Posted: Sat Sep 24, 2016 8:00 pm
by Magic Hate Ball
Oedipax wrote:I suppose you could say something similar for Elephant, but who ever thought school shootings were a good idea outside of the people committing them? What is the film actually doing? I get the formal inspiration from Clarke, and formally speaking Elephant is a marvel, I'm just less certain now of what it's trying to do beyond the aesthetic element. It's a beautiful film about a horrible thing.
That's kind of the point, isn't it? We essentially fetishize these events, so he presents this almost arcadian, universal beautiful film that equates something so disastrous as a school shooting with something so common as a coming-of-age story. It's like a film about the idealized version of the event that became the media go-to afterwards - hypnotic, beguiling, desirable.

Re: Sea of Trees (Gus Van Sant, 2015)

Posted: Thu Aug 09, 2018 2:34 am
by knives
This is super frustrating because van Sant's attempt to place Gerry into a narrative is actually super great and would have made his best film since at least Paranoid Park had it not saddled itself with some of the worst flashbacks I have ever seen. Each one's reason for being amounts to an image. Reducing them to a second or two, twenty at the most, is literally all that's needed to make this film great. Have a scene just be the bloody tea bag or limiting the CAT scan to that first image as it travels back to the mountain. We really don't need to figure out how McConaughey found out about the mountain with a magic Google search and the monologue about 70 minutes in renders all of Watts' scenes redundant. Basically the film could have used a lot more ambiguity and should have played closer to the Gerry manual.

Even with these major flaws though the film is significantly better than Restless and honestly a lot of well respected films (I know I'll rewatch this sooner than the thematically related Tropical Malady.

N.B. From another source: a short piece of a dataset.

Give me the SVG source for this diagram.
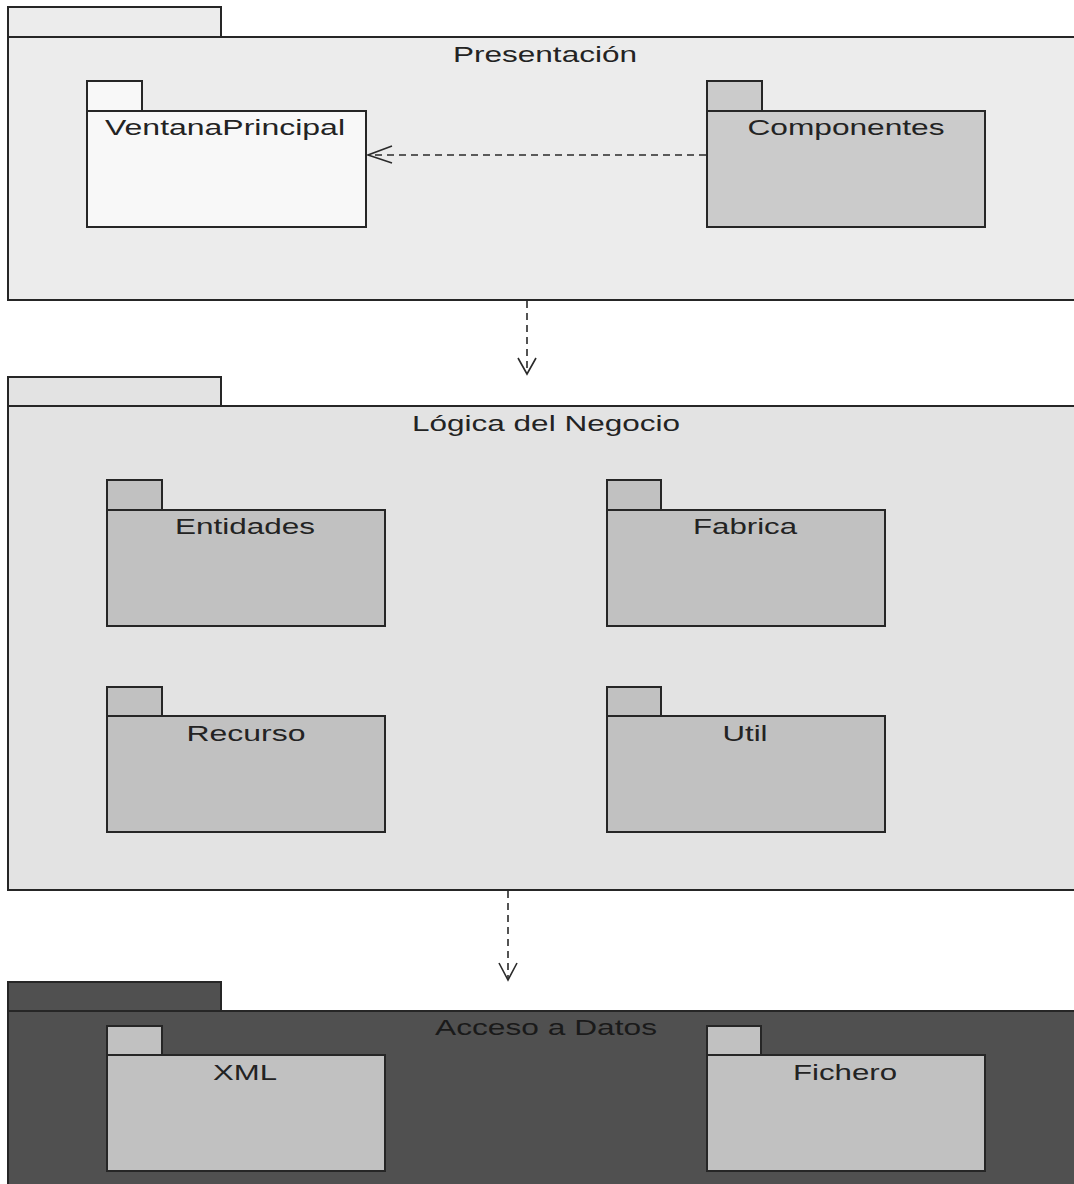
<svg xmlns="http://www.w3.org/2000/svg" width="1074" height="1184" viewBox="0 0 1074 1184">
  <style>
    .pk { stroke: #262626; stroke-width: 2; }
    .layer1 { fill: #ececec; }
    .layer2 { fill: #e3e3e3; }
    .layer3 { fill: #505050; }
    .white { fill: #f8f8f8; }
    .grey { fill: #c1c1c1; }
    .grey2 { fill: #cbcbcb; }
    .lbl { font-family: "Liberation Sans", Arial, sans-serif; font-size: 22px; fill: #232323; text-anchor: middle; }
    .dep { fill: none; stroke: #2a2a2a; stroke-width: 1.6; stroke-dasharray: 7 5; }
    .head { fill: none; stroke: #2a2a2a; stroke-width: 1.6; }
  </style>
  <rect width="1074" height="1184" fill="#ffffff"/>

  <!-- Presentation layer -->
  <g id="presentacion">
    <rect class="pk layer1" x="8" y="7" width="213" height="30"/>
    <rect class="pk layer1" x="8" y="37" width="1080" height="263"/>
    <text class="lbl" x="545" y="62" textLength="184" lengthAdjust="spacingAndGlyphs">Presentación</text>
  </g>
  <g id="ventanaPrincipal">
    <rect class="pk white" x="87" y="81" width="55" height="30"/>
    <rect class="pk white" x="87" y="111" width="279" height="116"/>
    <text class="lbl" x="225" y="135" textLength="240" lengthAdjust="spacingAndGlyphs">VentanaPrincipal</text>
  </g>
  <g id="componentes">
    <rect class="pk grey2" x="707" y="81" width="55" height="30"/>
    <rect class="pk grey2" x="707" y="111" width="278" height="116"/>
    <text class="lbl" x="846" y="135" textLength="197" lengthAdjust="spacingAndGlyphs">Componentes</text>
  </g>

  <!-- Business logic layer -->
  <g id="logica">
    <rect class="pk layer2" x="8" y="377" width="213" height="29"/>
    <rect class="pk layer2" x="8" y="406" width="1080" height="484"/>
    <text class="lbl" x="546" y="431" textLength="268" lengthAdjust="spacingAndGlyphs">Lógica del Negocio</text>
  </g>
  <g id="entidades">
    <rect class="pk grey" x="107" y="480" width="55" height="30"/>
    <rect class="pk grey" x="107" y="510" width="278" height="116"/>
    <text class="lbl" x="245" y="534" textLength="140" lengthAdjust="spacingAndGlyphs">Entidades</text>
  </g>
  <g id="fabrica">
    <rect class="pk grey" x="607" y="480" width="54" height="30"/>
    <rect class="pk grey" x="607" y="510" width="278" height="116"/>
    <text class="lbl" x="745" y="534" textLength="104" lengthAdjust="spacingAndGlyphs">Fabrica</text>
  </g>
  <g id="recurso">
    <rect class="pk grey" x="107" y="687" width="55" height="29"/>
    <rect class="pk grey" x="107" y="716" width="278" height="116"/>
    <text class="lbl" x="246" y="741" textLength="119" lengthAdjust="spacingAndGlyphs">Recurso</text>
  </g>
  <g id="util">
    <rect class="pk grey" x="607" y="687" width="54" height="29"/>
    <rect class="pk grey" x="607" y="716" width="278" height="116"/>
    <text class="lbl" x="745" y="741" textLength="45" lengthAdjust="spacingAndGlyphs">Util</text>
  </g>

  <!-- Data access layer -->
  <g id="acceso">
    <rect class="pk layer3" x="8" y="982" width="213" height="29"/>
    <rect class="pk layer3" x="8" y="1011" width="1080" height="190"/>
    <text class="lbl" x="546" y="1035" textLength="222" lengthAdjust="spacingAndGlyphs" style="fill:#1a1a1a">Acceso a Datos</text>
  </g>
  <g id="xml">
    <rect class="pk grey" x="107" y="1026" width="55" height="29"/>
    <rect class="pk grey" x="107" y="1055" width="278" height="116"/>
    <text class="lbl" x="245" y="1080" textLength="64" lengthAdjust="spacingAndGlyphs">XML</text>
  </g>
  <g id="fichero">
    <rect class="pk grey" x="707" y="1026" width="54" height="29"/>
    <rect class="pk grey" x="707" y="1055" width="278" height="116"/>
    <text class="lbl" x="845" y="1080" textLength="104" lengthAdjust="spacingAndGlyphs">Fichero</text>
  </g>

  <!-- Dependencies -->
  <g id="connectors">
    <line class="dep" x1="706" y1="155" x2="368" y2="155"/>
    <polyline class="head" points="392,146 368,155 392,163"/>
    <line class="dep" x1="527" y1="301" x2="527" y2="372"/>
    <polyline class="head" points="518,358 527,374 536,358"/>
    <line class="dep" x1="508" y1="891" x2="508" y2="978"/>
    <polyline class="head" points="499,963 508,980 517,963"/>
  </g>
</svg>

Re: Sea of Trees (Gus Van Sant, 2015)

Posted: Thu Aug 09, 2018 5:31 am
by John Cope
Liked this a lot; found it very moving and far better than its miserable rep. I guess it's kind of an infamous film by this point, one perceived as a total failure. This is deeply unfortunate as overall it's daring and generally quite successful, albeit not perfect. There is stuff here that doesn't work but it doesn't tank the film for me at all. Some of the scenes, especially early on, between McConaughey and Watts are underwritten and tepid stock melodrama that need to be better than they are, richer and more developed. And the Big Surprise that happens to the Watts' character sits poorly with me, seems ill conceived, though I think I understand what they were going for and trying to do. The ending, meanwhile, that everyone seems to hate and find so ultra-risible worked exceptionally well for me and was handled with the grace and finesse which accompanies so much of the rest of the picture. Also, that particular reveal is well established with details throughout so it doesn't just come out of nowhere as some kind of trite spiritual kitsch. Actually, it's tied in to what makes the film so special and, I suspect, problematic for a lot of critics.

It's a film that takes its melodrama very seriously, which is unique enough these days, but the film is also heavily symbolic. That's how the melodrama is expressed and symbolism as extensive as this is virtually anathema with or without the melodrama which is equally anathema to many. So, just to make a film with this sort of orientation was a challenge and a daring provocation. As I said, it's not entirely a success but it's a hell of an admirable effort. There's a very strong, affecting scene midway through between McConaughey and Watanabe that illustrates much of what I'm talking about here in capsule form (though the scene is actually a rather astonishing and impressive ten minutes long). It plays like a grown up version of the campfire scene in My Own Private Idaho, with all the inexpressible longings replaced by well articulated but painfully expressed regrets.

Re: Sea of Trees (Gus Van Sant, 2015)

Posted: Thu Aug 09, 2018 1:52 pm
by knives
I actually agree fully. On first sitting I wasn't sure about how I felt about the last twenty minutes which feel summed up by merely flashing back to the coffin, but at the same time making it explicit in that way seems thematically appropriate as well. I'll probably need a few days to work out the film, but I think I'll wind up liking it a lot once things settle.